The Christian Easter celebration usually starts from Palm Sunday—the Sunday before Easter and the day our Lord Jesus Christ began His journey to the cross by triumphantly riding on a donkey into the city of Jerusalem. It continues through the Resurrection or Easter Sunday—the very Sunday that He physically rose from the dead, after being betrayed, arrested, tortured, unjustly tried, crucified, and was buried—just as He said would happen.
This is an eight-day eventful week in the Church year calendar. It is a week of somber reflection as well as rejoicing, for all Christians. It is called or known as the Passion Week or Holy Week—the final week of Jesus’ life on earth during which He remarkably revealed His true passion for us in the sufferings He willingly went through on our behalf.
After days of somber reflections on the sufferings Christ went through (His betrayal, arrest, trial, torture, crucifixion, death and burial in a tomb), every Christian believer rejoices because of His resurrection. God raised Him from the dead, freeing Him from the agony of death, because it was impossible for death to keep its hold on Him. In order words, death could not hold Jesus down (Acts 2:24).

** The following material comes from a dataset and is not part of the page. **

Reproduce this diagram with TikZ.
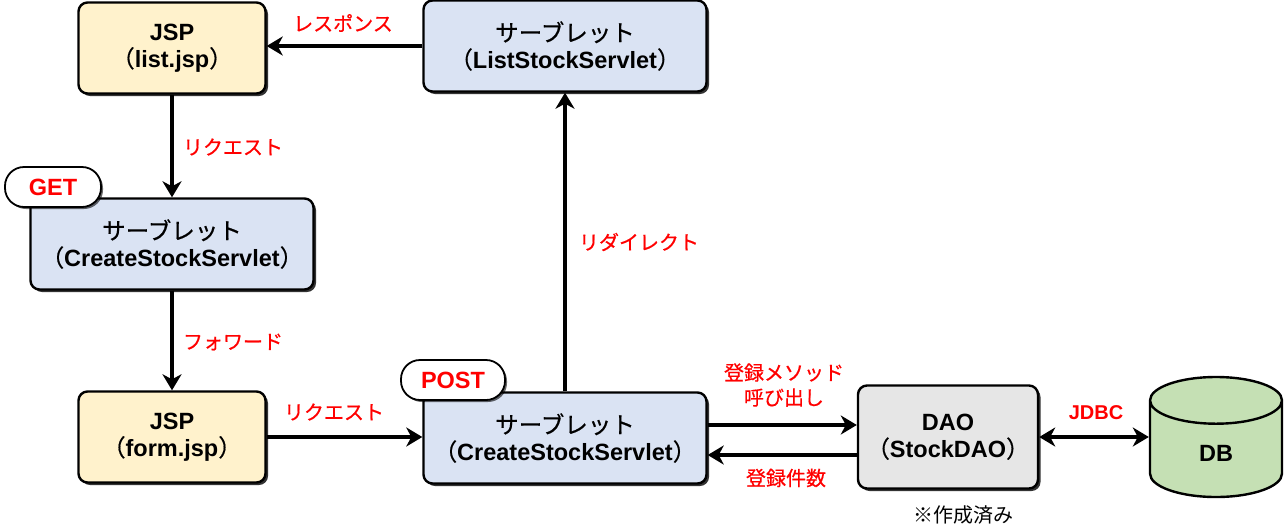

If there is no Jesus’ resurrection, then there is no Christianity. Jesus’ resurrection is the fulfillment of His pronouncement: “I am the resurrection” (John 11:25). This is the main reason the Easter (even though the Passion Week or Holy Week is marked with several memorable events and activities) is often considered the most significant event of the Church year. The resurrection of Christ is the cornerstone of our faith and hope. The apostle Paul attested to this with his statement that “if Christ has not been raised, our faith is futile—it is worthless, and we are still in our sins” (1 Corinthians 15:17).
As we celebrate Christ’s resurrection, we must also not forget that His suffering was real, because He took on our human nature. It was our sins that made it necessary for Him to suffer death by crucifixion. He could have backed out of the horrendous situation, but He chose to suffer insults, humiliation, ridicule, excruciating pain, and worst of all, separation from His Father for a while. Not only did He bravely endure the torture and pain of the cross, but He humbly did all that with “passion,” in order to pay the price for the sins of humanity.

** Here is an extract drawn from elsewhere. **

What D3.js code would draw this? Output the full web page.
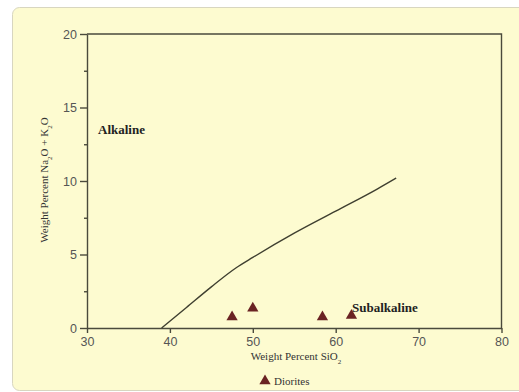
<!DOCTYPE html>
<html>
<head>
<meta charset="utf-8">
<script src="https://cdn.jsdelivr.net/npm/d3@7"></script>
<style>
  body { margin: 0; background: #fff; }
  svg { display: block; }
</style>
</head>
<body>
<div id="chart"></div>
<script>
// boundary line alkaline / subalkaline (SiO2, Na2O+K2O)
const boundarySiO2 = [39, 42, 45, 48, 50, 55, 60, 65, 67.3];
const boundaryAlk  = [0, 1.4, 2.8, 4.1, 4.8, 6.45, 7.95, 9.45, 10.2];

// diorite samples
const sampleSiO2 = [47.5, 50, 58.4, 61.9];
const sampleAlk  = [0.75, 1.35, 0.75, 0.85];

const xTicks = [30, 40, 50, 60, 70, 80];
const yTicks = [0, 5, 10, 15, 20];
const yMinorTicks = [2.5, 7.5, 12.5, 17.5];

const width = 519, height = 392;
const margin = {top: 34, right: 18, bottom: 64, left: 87};
const axisColor = "#4a4a3c";

const svg = d3.select("#chart").append("svg")
    .attr("width", width)
    .attr("height", height);

// panel background
svg.append("rect")
    .attr("x", 12.5).attr("y", 7.5)
    .attr("width", 530).attr("height", 383)
    .attr("rx", 7)
    .attr("fill", "#fdfbd0")
    .attr("stroke", "#d8d6c0");

const x = d3.scaleLinear().domain([30, 80]).range([margin.left, 501.5]);
const y = d3.scaleLinear().domain([0, 20]).range([328, margin.top]);

// frame top + right
svg.append("path")
    .attr("d", "M" + x(30) + "," + y(20) + "H" + x(80) + "V" + y(0))
    .attr("fill", "none")
    .attr("stroke", axisColor)
    .attr("stroke-width", 1.4);

// x axis
svg.append("g")
    .attr("transform", "translate(0," + y(0) + ")")
    .call(d3.axisBottom(x).tickValues(xTicks).tickSize(5).tickSizeOuter(0).tickPadding(4));

// y axis
svg.append("g")
    .attr("transform", "translate(" + x(30) + ",0)")
    .call(d3.axisLeft(y).tickValues(yTicks).tickSize(7).tickSizeOuter(0).tickPadding(3));

svg.append("g")
    .attr("transform", "translate(" + x(30) + ",0)")
    .call(d3.axisLeft(y).tickValues(yMinorTicks).tickSize(3).tickFormat("").tickSizeOuter(0))
    .select(".domain").remove();

svg.selectAll(".domain, .tick line")
    .attr("stroke", axisColor)
    .attr("stroke-width", 1.4);

svg.selectAll(".tick text")
    .attr("fill", "#555")
    .style("font-family", "Liberation Sans, Arial, sans-serif")
    .style("font-size", "12.5px");

// boundary line
const line = d3.line()
    .curve(d3.curveMonotoneX)
    .x(function(d) { return x(d[0]); })
    .y(function(d) { return y(d[1]); });

svg.append("path")
    .datum(d3.zip(boundarySiO2, boundaryAlk))
    .attr("fill", "none")
    .attr("stroke", "#3f3f30")
    .attr("stroke-width", 1.4)
    .attr("d", line);

// samples
const tri = d3.symbol().type(d3.symbolTriangle).size(55);
svg.selectAll(".sample")
    .data(d3.zip(sampleSiO2, sampleAlk))
    .enter().append("path")
    .attr("class", "sample")
    .attr("transform", function(d) { return "translate(" + x(d[0]) + "," + y(d[1]) + ")"; })
    .attr("fill", "#6a2323")
    .attr("d", tri);

// field labels
const serif = "Liberation Serif, Times New Roman, serif";
svg.append("text")
    .attr("x", 98).attr("y", 134)
    .style("font-family", serif)
    .style("font-weight", "bold")
    .style("font-size", "13px")
    .attr("fill", "#222")
    .text("Alkaline");

svg.append("text")
    .attr("x", 352).attr("y", 312)
    .style("font-family", serif)
    .style("font-weight", "bold")
    .style("font-size", "13px")
    .attr("fill", "#222")
    .text("Subalkaline");

// axis titles
const xTitle = svg.append("text")
    .attr("x", 296).attr("y", 360)
    .attr("text-anchor", "middle")
    .style("font-family", serif)
    .style("font-size", "11px")
    .attr("fill", "#333");
xTitle.append("tspan").text("Weight Percent SiO");
xTitle.append("tspan").attr("baseline-shift", "sub").style("font-size", "7px").text("2");

const yTitle = svg.append("text")
    .attr("transform", "translate(48,180) rotate(-90)")
    .attr("text-anchor", "middle")
    .style("font-family", serif)
    .style("font-size", "11px")
    .attr("fill", "#333");
yTitle.append("tspan").text("Weight Percent Na");
yTitle.append("tspan").attr("baseline-shift", "sub").style("font-size", "7px").text("2");
yTitle.append("tspan").text("O + K");
yTitle.append("tspan").attr("baseline-shift", "sub").style("font-size", "7px").text("2");
yTitle.append("tspan").text("O");

// legend
svg.append("path")
    .attr("transform", "translate(265,381)")
    .attr("fill", "#6a2323")
    .attr("d", tri);
svg.append("text")
    .attr("x", 274).attr("y", 385)
    .style("font-family", serif)
    .style("font-size", "11px")
    .attr("fill", "#333")
    .text("Diorites");
</script>
</body>
</html>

The Old Testament book of Isaiah, chapter 53, gives us some helpful insights into the sufferings of Christ:
- Christ was disfigured by suffering (Isaiah 53:2; cf. 52:14; Mark 15:17, 19)
• It was the will of God that He shall grow up like a plant taking root in dry ground.
• He had no dignity or beauty to make men take notice of Him.
• There was nothing majestic or attractive about Him or His appearance that would draw men to Him or that men should desire.
- He was widely despised and rejected by men (Isaiah 53:1, 3; cf. John 12:37, 38)
• He endured suffering and pain.
• He was ignored as if He were nothing.
• No one would even look at Him.
• No one cared or esteemed Him.
- He bore our sins and sorrows (Isaiah 53:4; cf. Romans 4:25; 1 Peter 2:24, 25)
• Endured the sufferings that should have been ours.
• And the pains that we should have borne.
• Men thought that His suffering was punishment sent by God for His own sins.
- He made a blood atonement (Isaiah 53:5; cf. Romans 3:25)
• Wounded and crushed for our transgressions or because of our sins.
• Bruised for our iniquities or because of the evil we did, that we might have peace.
• By His stripes or the punishment He suffered through scourging, we are healed.
• By the blows He received, we are made whole.
- He was our substitute (Isaiah 53:6, 8; cf. 2 Corinthians 5:21)
• All of us were like sheep that were lost, each of us going his own way.
• But God made the punishment all of us deserved fall on Him.
• He was arrested and sentenced and led off to die, and no one cared about His fate.
• He was put to death for our sins.
- He voluntarily accepted our guilt and punishment (Isaiah 53:7; cf. John 10:11)
• He was oppressed and treated harshly, but endured it humbly.
• He was led as a lamb to be slaughtered.
• He was led as a sheep to be sheared.
• In all of these, He did not open His mouth, He never said a word.
- He was buried in a rich man’s tomb (see Isaiah 53:9; cf. John 19:38-42)
• He was placed in a grave with those who are evil.
• He was buried with the rich.
• Even though He had never committed a crime or ever told a lie.
- He justified many for their sins (Isaiah 53:10, 11; cf. Romans 5:15-19)
• His suffering was God’s will.
• His death was a sacrifice to bring forgiveness.
• And so He will see his descendants.
• He will live a long life.
• Through Him, God’s purpose succeeded.
• After a life of suffering, He again had joy.
• He will know that He did not suffer in vain.
• My devoted servant, with whom I am pleased, will bear the punishment of many; and for His sake, I will forgive them.
- He died with transgressors (Isaiah:12; cf. Mark 15:27, 28; Luke 22:37)
• He was given a place of honor, a place among the great and powerful.
• Because He willingly gave his life and shared the fate of evil men.
• And He bore the sins of many.
• And interceded for sinners—that they might be forgiven.
- He was exalted (Isaiah 52:13; cf. Philippians 2:9).
As Christians (true believers and followers of Christ), we must never forget to honor His loving sacrifice.